Bugünlerde en çok kullanılan sözcüklerin başında fıkralar yer almakta.
Çünkü gerçekler birilerini oldukça rahatsız ettiği herkesçe bilinen fiili durum haline geldi.
Muhalif insanların her konuştuğu tahrik unsuru olarak görülüyor ve değerlendiriliyor.
Bu durumda yapılacak olan en önemli konu CHP Genel Başkanı Kemal Kılıçdaroğlu’nun çağrısına kulak vermektir.
Eğer normalleşmeyi gerçekleştiremezsek sıkıntılar, sorunlar daha da büyür.
Konuştuğum, sohbet ettiğim pek çok insanın büyük çoğunluğunun ilk ifadeleri şöyle başlıyor; “hepimiz endişeli, mutsuz ve güvensiziz. Anneler-babalar, yaşlılar, gençler, yeni kuşaklar onlar da daha yalnız. Bir o kadar da suskun ve çaresizler.”
Çocuklarımız sahipsiz çünkü ülkemiz sahipsiz!
Yaşadığımız acılara hergün bir yenisi ekleniyor.
Herkes kendine göre dindar ve de “kindar” olmak için baskı altında!
Siyasal iktidar “altın nesiller” yetiştirmekle meşgul!
Anadolu’nun sahipsiz çocuklarını kendi kafalarına göre eğitmek onları tatmin etmemiş olmalı!
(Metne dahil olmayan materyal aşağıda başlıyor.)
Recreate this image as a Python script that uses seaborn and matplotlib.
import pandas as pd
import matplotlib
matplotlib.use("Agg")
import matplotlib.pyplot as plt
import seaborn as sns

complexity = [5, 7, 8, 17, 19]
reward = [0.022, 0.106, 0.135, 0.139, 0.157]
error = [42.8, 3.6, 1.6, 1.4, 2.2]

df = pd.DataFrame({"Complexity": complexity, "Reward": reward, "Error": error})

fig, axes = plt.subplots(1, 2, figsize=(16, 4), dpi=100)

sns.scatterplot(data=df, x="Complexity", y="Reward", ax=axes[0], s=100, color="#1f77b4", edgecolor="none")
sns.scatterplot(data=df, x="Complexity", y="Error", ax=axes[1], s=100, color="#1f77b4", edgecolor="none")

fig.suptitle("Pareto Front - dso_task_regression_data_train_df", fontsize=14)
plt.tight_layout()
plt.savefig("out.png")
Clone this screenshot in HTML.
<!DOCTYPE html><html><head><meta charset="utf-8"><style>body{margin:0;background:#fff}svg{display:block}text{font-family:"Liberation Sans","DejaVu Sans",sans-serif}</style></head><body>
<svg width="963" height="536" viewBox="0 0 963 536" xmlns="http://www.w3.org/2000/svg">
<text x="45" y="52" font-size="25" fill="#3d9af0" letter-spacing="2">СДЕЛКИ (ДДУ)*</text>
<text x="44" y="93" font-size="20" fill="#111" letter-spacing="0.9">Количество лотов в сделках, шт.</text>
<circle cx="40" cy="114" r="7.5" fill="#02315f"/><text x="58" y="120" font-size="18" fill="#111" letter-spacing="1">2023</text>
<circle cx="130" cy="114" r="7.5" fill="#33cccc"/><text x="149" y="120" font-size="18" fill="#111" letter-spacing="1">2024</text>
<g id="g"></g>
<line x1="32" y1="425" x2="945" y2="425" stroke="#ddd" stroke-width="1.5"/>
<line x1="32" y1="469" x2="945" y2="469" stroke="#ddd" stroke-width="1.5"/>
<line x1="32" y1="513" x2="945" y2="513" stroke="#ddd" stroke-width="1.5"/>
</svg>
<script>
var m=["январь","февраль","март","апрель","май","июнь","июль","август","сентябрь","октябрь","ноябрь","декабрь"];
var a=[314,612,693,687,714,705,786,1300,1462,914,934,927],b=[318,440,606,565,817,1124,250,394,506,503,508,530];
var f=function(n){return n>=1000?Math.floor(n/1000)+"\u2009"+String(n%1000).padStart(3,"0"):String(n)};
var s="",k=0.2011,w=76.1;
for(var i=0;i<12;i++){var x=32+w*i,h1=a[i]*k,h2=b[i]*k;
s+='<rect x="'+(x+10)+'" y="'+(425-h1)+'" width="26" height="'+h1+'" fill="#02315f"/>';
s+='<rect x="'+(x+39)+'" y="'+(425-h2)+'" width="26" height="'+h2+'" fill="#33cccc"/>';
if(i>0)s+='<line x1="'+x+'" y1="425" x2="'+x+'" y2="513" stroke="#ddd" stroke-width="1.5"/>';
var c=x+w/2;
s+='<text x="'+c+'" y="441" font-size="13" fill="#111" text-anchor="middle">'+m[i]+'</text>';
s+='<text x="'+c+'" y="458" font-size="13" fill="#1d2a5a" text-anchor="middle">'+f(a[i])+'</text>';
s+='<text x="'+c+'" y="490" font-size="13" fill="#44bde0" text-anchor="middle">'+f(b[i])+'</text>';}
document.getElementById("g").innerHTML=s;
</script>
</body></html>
Şimdi sıra ülkemizin aydın, çağdaş yurttaşlarına vatandaşlarına geldi!
Öyle ki, toplu taşıma araçlarında, otobüslerde, sokaklarda imam-molla karışımı görüntülerle bir takım adamlar insanları kendi yollarına götürmeye, tebliğler vermeye, o-ne demekse başladılar.
Kim bu adamlar, bu gücü nereden alıyorlar ?
Ve ne akılla, hangi yetkiyle insanları taciz etme cürretini kendilerinde görüyor.
Bölücü ve dinci terörü yok etmek yada Gülen’in mafya örgütü ile mücadele etmek için yapılan uygulamalar nasıl oluyor da toplumun çağdaş değerler sistemine, Atatürk’e saygısızlığa, özgür düşünceye, laik yapımıza, sosyal yaşamımıza el uzatma cesaretini görüyor.
Sorunu net ve açık olarak ortaya koymalıyız.
Bugün dini öğretmek adına gerçek dışı bilgilerle doldurulup çocuklarımıza Osmanlı ve Arap toplumu hayranlığı yaratanlar, İmam Hatip okullarının reklamını yapanlar toplumdaki ayrışmanın farkında değiller mi?
Genç kuşaklar, Cumhuriyet’in geleceğinin güvencesindedirler.
Onların hepsi çağdaş, laik, bilimsel, özgür ve eleştirel akla sahip, düşünen, üreten yaşadığı topluma artı değer kazandıran bireyler olarak yetiştirmeliyiz.
Yoksa, tarikatlerin, cemaatlerin hiç bir denetime tabi olmayan öğretilerine, tacizlerine akla mantığa aykırı uygulamalarına çocuklarımızı teslim edeceğiz.
Seçim yapma hakkı hepimizin.
Herkes şapkasını önüne koyup derin derin düşünsün...!
Hiç kimse bu karanlığa el vermediğini söylüyorsa bir yerlerde kaçak var demektir.
Öyle ise herkes ben dahil kendimizi sorgulayalım...!
Nerede hata ve yanlış yaptık.
Yaşadığımız coğrafyayı cehenneme çevirecek bu zalimliği nasıl göremedik.